Saudi Arabia holds a strong economic clout to exterminate the fountain heads of Bangladeshi nationalism. In 1978, Major, then Lt. Gen. and finally President of Bangladesh Zia-ur-Rahman gave a new political life to the Jamaat-e-Islami (JEI), the main collaborators of Pakistan’s occupying army in 1971.
Therefore, the role and character of Zia-ur-Rahman, the founder of the BNP, life giver to the JEI, and late husband of Begum Khaleda Zia comes to question.
Zia, as a Major in the Pakistani army, fought for Bangladesh as a sector commander in 1971. He wrote an article how he hated Pakistanis and bloodied a Pakistani opponent in a boxing ring. This was soon after liberation. The BNP then went on to project Zia as the declarer of Bangladesh’s independence, and not Sk. Muiblur Rahman.
Very little is known whether Zia had any role in Sk. Mujib’s assassination, or even his real intent in the liberation war. Then there is the mystery of why Zia had Col. Abu Taher tried and executed immediately, in Dhaka central jail behind closed doors especially, after Col. Taher had helped him to regain power after 1975. Did Col. Taher come to know something about Zia and his connections that others did not? The rest of Zia’s career as President till he was assassinated in a military coup in 1981 suggested he was against the liberation forces.
Saudi Arabia exercises strong influence over Bangladesh given that Bangladeshi workers in Saudi Arabia are a major economic stay for Dhaka. It has promoted Wahabi Islam in Bangladesh, and some Saudi based NGOs have funded Bangladeshi extremist organizations. Pakistan wants Dhaka to drop 1971 war crime cases and forget the liberation war as several Pakistani army officers are listed in the war crimes. Riyadh also backs Pakistan.

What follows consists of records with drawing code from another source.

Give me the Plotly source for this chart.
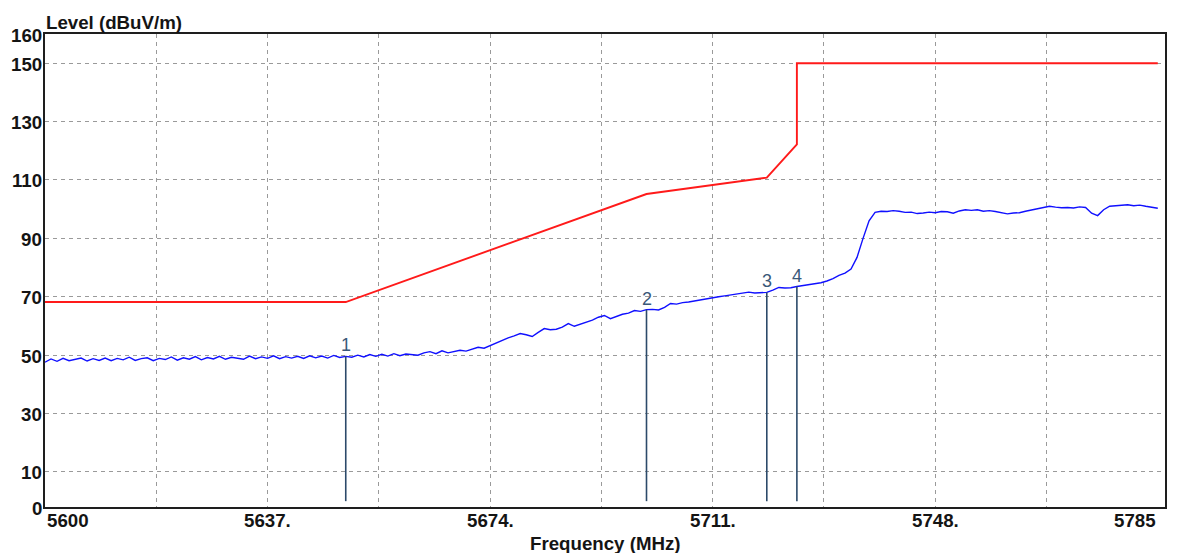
import plotly.graph_objects as go

# Sweep grid (MHz) and measured peak level (dBuV/m)
freq_mhz = list(range(5600, 5786))
level_dbuv = [
    47.6, 48.7, 47.9, 48.9, 48.1, 48.6, 49.0, 48.0, 48.8, 48.2,
    49.0, 48.1, 48.9, 48.4, 49.3, 48.2, 48.8, 49.1, 48.1, 48.9,
    48.5, 49.4, 48.3, 49.1, 48.6, 49.5, 48.4, 49.2, 48.7, 49.6,
    48.6, 49.3, 48.9, 48.6, 49.7, 48.8, 49.4, 48.9, 49.8, 48.8,
    49.5, 49.0, 49.6, 48.9, 49.8, 49.1, 49.7, 49.0, 49.9, 49.2,
    49.6, 49.3, 50.0, 49.4, 50.2, 49.6, 50.3, 49.7, 50.5, 49.8,
    50.4, 50.3, 50.0, 50.8, 51.2, 50.5, 51.5, 50.8, 51.3, 51.7,
    51.4, 52.0, 52.7, 52.4, 53.3, 54.0, 55.0, 55.9, 56.6, 57.4,
    57.0, 56.4, 57.8, 59.1, 58.7, 58.9, 59.6, 60.8, 59.9, 60.6,
    61.5, 62.0, 63.0, 63.6, 62.5, 63.2, 64.0, 64.4, 65.3, 65.0,
    65.6, 65.7, 65.5, 66.4, 67.7, 67.5, 68.0, 68.2, 68.6, 68.9,
    69.4, 69.7, 70.0, 70.3, 70.6, 71.0, 71.4, 71.6, 71.3, 71.4,
    71.5, 72.3, 73.2, 73.0, 73.1, 73.5, 73.8, 74.2, 74.5, 74.8,
    75.4, 76.2, 77.3, 78.1, 79.5, 83.5, 90.0, 96.0, 98.9, 99.3,
    99.2, 99.5, 99.3, 98.9, 99.0, 98.5, 98.7, 99.0, 98.8, 99.2,
    99.1, 98.6, 99.4, 99.8, 99.6, 99.8, 99.3, 99.5, 99.2, 98.9,
    98.4, 98.7, 98.8, 99.3, 99.7, 100.2, 100.5, 101.0, 100.7, 100.5,
    100.6, 100.4, 100.8, 100.6, 98.6, 97.8, 99.8, 101.0, 101.2, 101.4,
    101.5, 101.2, 101.4, 101.0, 100.6, 100.3,
]

# Limit line breakpoints
limit_freq = [5600, 5650, 5700, 5720, 5725, 5725, 5785]
limit_level = [68.2, 68.2, 105.2, 110.8, 122.2, 150.0, 150.0]

# Markers
marker_ids = ["1", "2", "3", "4"]
marker_freq = [5650, 5700, 5720, 5725]
marker_level = [49.6, 65.6, 71.5, 73.5]

# Axis labelling
x_tick_vals = [5600, 5637, 5674, 5711, 5748, 5785]
x_tick_text = ["5600", "5637.", "5674.", "5711.", "5748.", "5785"]
x_grid_vals = [5618.5, 5637, 5655.5, 5674, 5692.5, 5711, 5729.5, 5748, 5766.5]
y_tick_vals = [0, 10, 30, 50, 70, 90, 110, 130, 150, 160]
y_grid_vals = [10, 30, 50, 70, 90, 110, 130, 150]

X_RANGE = [5600, 5786.2]
Y_RANGE = [-2, 160]

FONT = "Liberation Sans, Arial, sans-serif"
TXT = "#141414"
FS = 18.7

fig = go.Figure()

fig.add_trace(go.Scatter(
    x=limit_freq, y=limit_level, mode="lines",
    line=dict(color="#ff1a1a", width=1.9), hoverinfo="skip", showlegend=False,
))
fig.add_trace(go.Scatter(
    x=freq_mhz, y=level_dbuv, mode="lines",
    line=dict(color="#1010ff", width=1.4), showlegend=False,
))

# Marker stems from 0 up to the marker level
for f, lv in zip(marker_freq, marker_level):
    fig.add_trace(go.Scatter(
        x=[f, f], y=[0, lv], mode="lines",
        line=dict(color="#2c4a6a", width=1.6), showlegend=False, hoverinfo="skip",
    ))

annotations = []
for mid, f, lv in zip(marker_ids, marker_freq, marker_level):
    annotations.append(dict(
        x=f, y=lv, xref="x", yref="y", text=mid, showarrow=False,
        xanchor="center", yanchor="bottom", yshift=-1,
        font=dict(family=FONT, size=18, color="#3a5878"),
    ))

# X tick labels: first left-aligned, last right-aligned, others centred
for i, (v, t) in enumerate(zip(x_tick_vals, x_tick_text)):
    anchor = "left" if i == 0 else ("right" if i == len(x_tick_vals) - 1 else "center")
    annotations.append(dict(
        x=v, y=0, xref="x", yref="paper", text=f"<b>{t}</b>", showarrow=False,
        xanchor=anchor, yanchor="middle", yshift=-13,
        font=dict(family=FONT, size=FS, color=TXT),
    ))

# Y tick labels; the zero label sits on the bottom frame
for v in y_tick_vals:
    yv = Y_RANGE[0] if v == 0 else v
    annotations.append(dict(
        x=0, y=yv, xref="paper", yref="y", text=f"<b>{v}</b>", showarrow=False,
        xanchor="right", yanchor="middle", xshift=-1, yshift=-1,
        font=dict(family=FONT, size=FS, color=TXT),
    ))

annotations.append(dict(
    x=0, y=1, xref="paper", yref="paper", text="<b>Level (dBuV/m)</b>",
    showarrow=False, xanchor="left", yanchor="middle", yshift=12, xshift=-1,
    font=dict(family=FONT, size=FS, color=TXT),
))
annotations.append(dict(
    x=0.5, y=0, xref="paper", yref="paper", text="<b>Frequency (MHz)</b>",
    showarrow=False, xanchor="center", yanchor="middle", yshift=-36,
    font=dict(family=FONT, size=FS, color=TXT),
))

fig.update_layout(
    width=1179, height=553,
    margin=dict(l=45, r=14, t=34, b=46),
    paper_bgcolor="white", plot_bgcolor="white",
    annotations=annotations,
    xaxis=dict(
        range=X_RANGE, tickvals=x_grid_vals, showticklabels=False, ticks="",
        showgrid=True, gridcolor="#9a9a9a", gridwidth=1.3, griddash="4px,4px",
        zeroline=False, showline=True, linecolor="#1e1e1e", linewidth=2, mirror=True,
    ),
    yaxis=dict(
        range=Y_RANGE, tickvals=y_grid_vals, showticklabels=False, ticks="",
        showgrid=True, gridcolor="#9a9a9a", gridwidth=1.3, griddash="4px,4px",
        zeroline=False, showline=True, linecolor="#1e1e1e", linewidth=2, mirror=True,
    ),
)

fig.write_html("out.html")
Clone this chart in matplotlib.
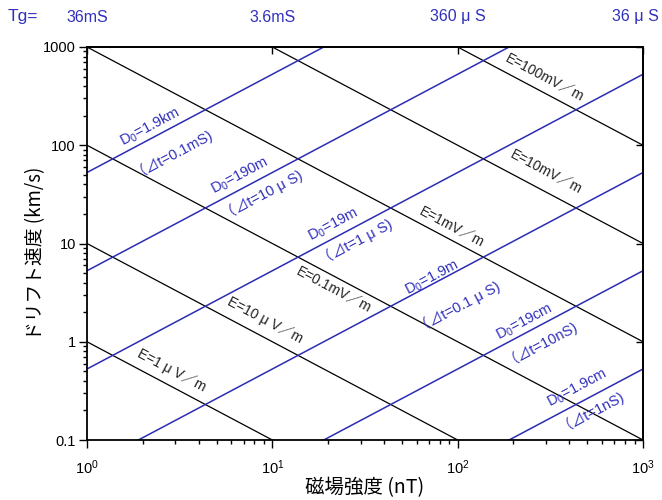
import numpy as np
import matplotlib
matplotlib.use("Agg")
import matplotlib.pyplot as plt
import matplotlib.transforms as mtransforms
from matplotlib.ticker import FixedLocator, LogLocator, NullFormatter, NullLocator

plt.rcParams['font.family'] = ['Liberation Sans', 'Noto Sans CJK JP', 'DejaVu Sans']
plt.rcParams['mathtext.fontset'] = 'custom'
plt.rcParams['mathtext.rm'] = 'Liberation Sans'
plt.rcParams['mathtext.it'] = 'Liberation Sans'

# electric field lines: drift speed (km/s) at B = 1 nT
e_labels = ["E=1 μ V／m", "E=10 μ V／m", "E=0.1mV／m", "E=1mV／m", "E=10mV／m", "E=100mV／m"]
e_speed_1nT = [1, 10, 100, 1000, 1e4, 1e5]

# gyro-distance lines: drift speed (km/s) at B = 1 nT
d0_labels = ["D$_0$=1.9km", "D$_0$=190m", "D$_0$=19m", "D$_0$=1.9m", "D$_0$=19cm", "D$_0$=1.9cm"]
dt_labels = ["（⊿t=0.1mS)", "（⊿t=10 μ S)", "（⊿t=1 μ S)", "（⊿t=0.1 μ S)", "（⊿t=10nS)", "（⊿t=1nS)"]
d0_speed_1nT = [52.8, 5.28, 0.528, 0.0528, 0.00528, 0.000528]

# gyro period at the decade fields
tg_fields = [1, 10, 100, 1000]
tg_labels = ["36mS", "3.6mS", "360 μ S", "36 μ S"]

y_ticks = [0.1, 1, 10, 100, 1000]
y_ticklabels = ["0.1", "1", "10", "100", "1000"]

# label placement (data coords, layout only)
e_label_pos = [(2.87, 0.515), (9.13, 1.66), (21.5, 3.37), (93.2, 14.7), (300, 53.4), (296, 483)]
d0_label_pos = [(2.19, 153), (6.69, 48.6), (21.3, 15.4), (72.7, 4.46), (231, 1.59), (440, 0.338)]
dt_label_pos = [(2.87, 89.5), (8.79, 31.2), (27.9, 10.4), (100.4, 2.26), (278, 1.04), (518, 0.212)]

BLUE = '#2c2cb4'
TEXT_BLUE = '#3030bc'

fig = plt.figure(figsize=(6.62, 5), dpi=100)
ax = fig.add_axes([87 / 662, 60 / 500, 556 / 662, 393 / 500])
ax.set_xscale('log')
ax.set_yscale('log')
ax.set_xlim(1, 1000)
ax.set_ylim(0.1, 1000)

b = np.array([1.0, 1000.0])
for v in e_speed_1nT:
    ax.plot(b, v / b, color='black', lw=0.9)
for v in d0_speed_1nT:
    ax.plot(b, v * b, color=BLUE, lw=1.1)

# slope angle of the lines on screen
p0 = ax.transData.transform((1, 1))
p1 = ax.transData.transform((10, 10))
ang = np.degrees(np.arctan2(p1[1] - p0[1], p1[0] - p0[0]))

for txt, (x, y) in zip(e_labels, e_label_pos):
    ax.text(x, y, txt, rotation=-ang, ha='center', va='center', fontsize=10,
            color='#222222', rotation_mode='anchor')
for txt, (x, y) in zip(d0_labels, d0_label_pos):
    ax.text(x, y, txt, rotation=ang, ha='center', va='center', fontsize=10.5,
            color=TEXT_BLUE, rotation_mode='anchor')
for txt, (x, y) in zip(dt_labels, dt_label_pos):
    ax.text(x, y, txt, rotation=ang, ha='center', va='center', fontsize=10.5,
            color=TEXT_BLUE, rotation_mode='anchor')

# ticks
ax.yaxis.set_major_locator(FixedLocator(y_ticks))
ax.set_yticklabels(y_ticklabels)
ax.yaxis.set_minor_locator(LogLocator(base=10, subs=np.arange(2, 10)))
ax.yaxis.set_minor_formatter(NullFormatter())
ax.xaxis.set_major_locator(FixedLocator(tg_fields))
ax.set_xticklabels([f"$10^{{{int(np.log10(f))}}}$" for f in tg_fields])
ax.xaxis.set_minor_locator(LogLocator(base=10, subs=np.arange(2, 10)))
ax.xaxis.set_minor_formatter(NullFormatter())
ax.tick_params(which='major', direction='out', length=6, width=1, labelsize=10.5, pad=2)
ax.tick_params(which='minor', direction='out', length=3, width=1)
ax.tick_params(axis='x', which='major', pad=7)
for s in ax.spines.values():
    s.set_linewidth(1.3)

# small inward ticks on top and right
top = ax.secondary_xaxis('top')
top.xaxis.set_major_locator(FixedLocator(tg_fields))
top.xaxis.set_minor_locator(NullLocator())
top.tick_params(direction='in', length=5, width=1, labeltop=False)
right = ax.secondary_yaxis('right')
right.yaxis.set_major_locator(FixedLocator(y_ticks))
right.yaxis.set_minor_locator(NullLocator())
right.tick_params(direction='in', length=5, width=1, labelright=False)
for sec in (top, right):
    for s in sec.spines.values():
        s.set_linewidth(1.3)

ax.set_xlabel("磁場強度 (nT)", fontsize=14, family=['Noto Sans CJK JP', 'DejaVu Sans'])
ax.set_ylabel("ドリフト速度 (km/s)", fontsize=13.5, family=['Noto Sans CJK JP', 'DejaVu Sans'])
ax.xaxis.set_label_coords(0.5, (440 - 477) / 393)
ax.yaxis.set_label_coords((46 - 87) / 556, (440 - 253) / 393)

# gyro period header
fig.text(8 / 662, 1 - 17 / 500, "Tg=", ha='left', va='center', fontsize=12.5, color=TEXT_BLUE)
trans = mtransforms.blended_transform_factory(ax.transData, fig.transFigure)
for f, lab in zip(tg_fields[:-1], tg_labels[:-1]):
    ax.text(f, 1 - 17 / 500, lab, transform=trans, ha='center', va='center',
            fontsize=11.5, color=TEXT_BLUE)
fig.text(0.995, 1 - 17 / 500, tg_labels[-1], ha='right', va='center', fontsize=11.5, color=TEXT_BLUE)

fig.savefig("out.png", dpi=100)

The US has also been circumspect, given at least, real time information on Sk. Mujib’s assassination. The US and other western interest have indicated assistance for the trials, but do not want it to be made political. This is a very critical question. Every war crime trial and assassination of state leaders in a mutiny has political repercussions and roots. The west can be satisfied if the trials do not include foreign participants in both cases. But references to them are bound to come up during the course of the trials.
The 1975 incident was to try and obviate 1971. It almost succeeded. But the trials could open up a lot of old cans of worms. Even China would be indirectly complicit in support, since Beijing recognized Bangladesh only after Pakistan did after Sk. Muiib’s assassination.
To take the country’s attention away from the 1971 and 1975 trials, the BNP and the JEI have raised a number of India centric issues, like the Tipaimukh dam, the Asian Highway, maritime boundary, access to Chittagong port, the 1997 Chittagong Hill Tracts treaty being the major ones. The BNP-JEI combine has succeeded in raising especially the Tipaimukh issue to a significant extent arguing that the dam will dry up Bangladesh. But their arguments have been merely rabble rousing bereft of facts, and misinformation by the JEI organs like the Naya Diganta and Sangram among others.
Sk. Hasina has held her grounds till now. She will be coming soon to India on an official visit, the first in her new tenure as Prime Minister. It will be prudent for the Indian side to make critical questions, especially on technicalities, abundantly clear before her visit on Tipaimukh.
Sk. Hasina needs to conserve her and her party’s energy and concentrate on the existential issue of the relevance of Bangladesh as an independent and sovereign country, and justify the blood given by the people of Bangladesh. From 1948 to 1952 and then to 1968-69 and 1971, Bangladeshis irrespective of Muslims, Hindus, Christians and Buddhists fought on one side. The question on Gen. Moeen was brought in this article in this context. Energy and focus must not be dissipated at this critical juncture.
For Bangabandhu’s elder daughter, one of the two who escaped the annihilation of the family, destiny beckons for the last time. Do not forget old friends or those who helped to this point. Remember, Bangladesh is on history’s knife edge.
(The writer, Mr.Bhaskar Roy, is an eminent analyst based in New Delhi).